Basically, this whole inquiry began when I became fascinated by my peak experiences. There seemed to be a quality about them that was not dependent on content or context. In other words I felt like the same process was happening regardless of what I was doing. I got the funny feeling that I was peaking or “peeking” into the same place, or entering the same state of consciousness, whether I was hitting a groove on the guitar, entering “the zone” on the athletic field, writing a poem or a song, having great sex, communing with nature on a hike, or getting showered with insight during meditation.

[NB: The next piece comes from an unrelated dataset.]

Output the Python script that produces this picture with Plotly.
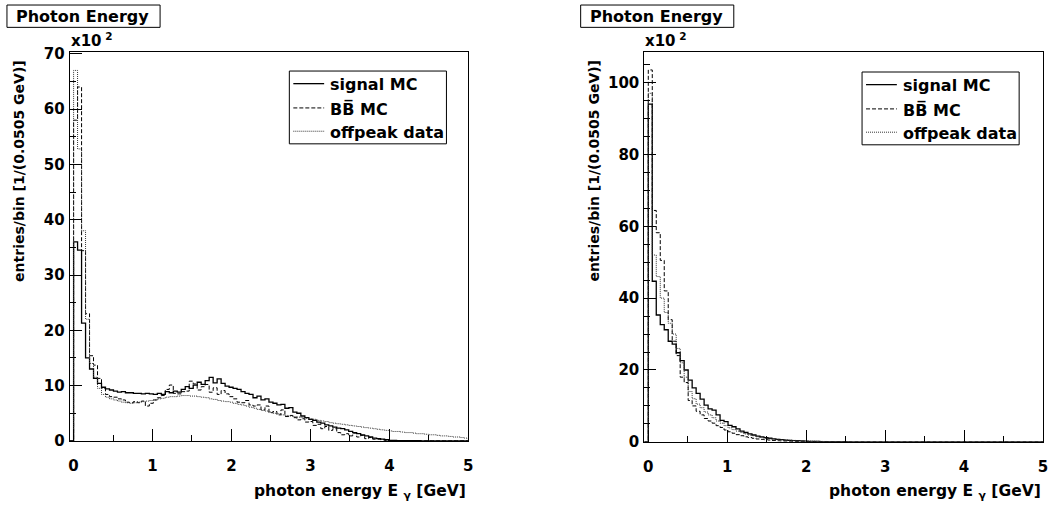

There is a way to live that opens me up and a way that shuts me down. For me, the whole process comes down to this: When I’m open (whether through luck, effort or grace), and I have the guts and faith needed to allow whatever form of self-expression that arises to unfold, then I open up more and feel more alive and connected. In my experience, this is the fundamental attitude that is a prerequisite for spiritual growth. On the other hand, when I choose, consciously or unconsciously, to inhibit this movement in favor of a habitual, conditioned response, I feel more and more cut off, and I contract again back into an unfulfilling daze.

Coda [From Alan Watts]:

“My ego is a marriage between my (necessarily false) image or concept of myself, and the chronic muscular tension which a child learns in trying to do things which must happen spontaneously: to love, to sleep, to attend, to have bowel movements, and to control crying, pouting, or blushing. But muscular tension does not necessarily assist neural efficiency, for it hinders rather than helps when we strain our eyes to see and furrow our brows to concentrate. Yet we are forever scratching our heads, clenching our fists and jaws, holding our breath, and tightening our rectal muscles in order to will or to keep control of our feelings, and the vague persistence of this tension becomes the substantial referent of the word “I,” and the image the emotional and conceptual referent. A futility married to an illusion!”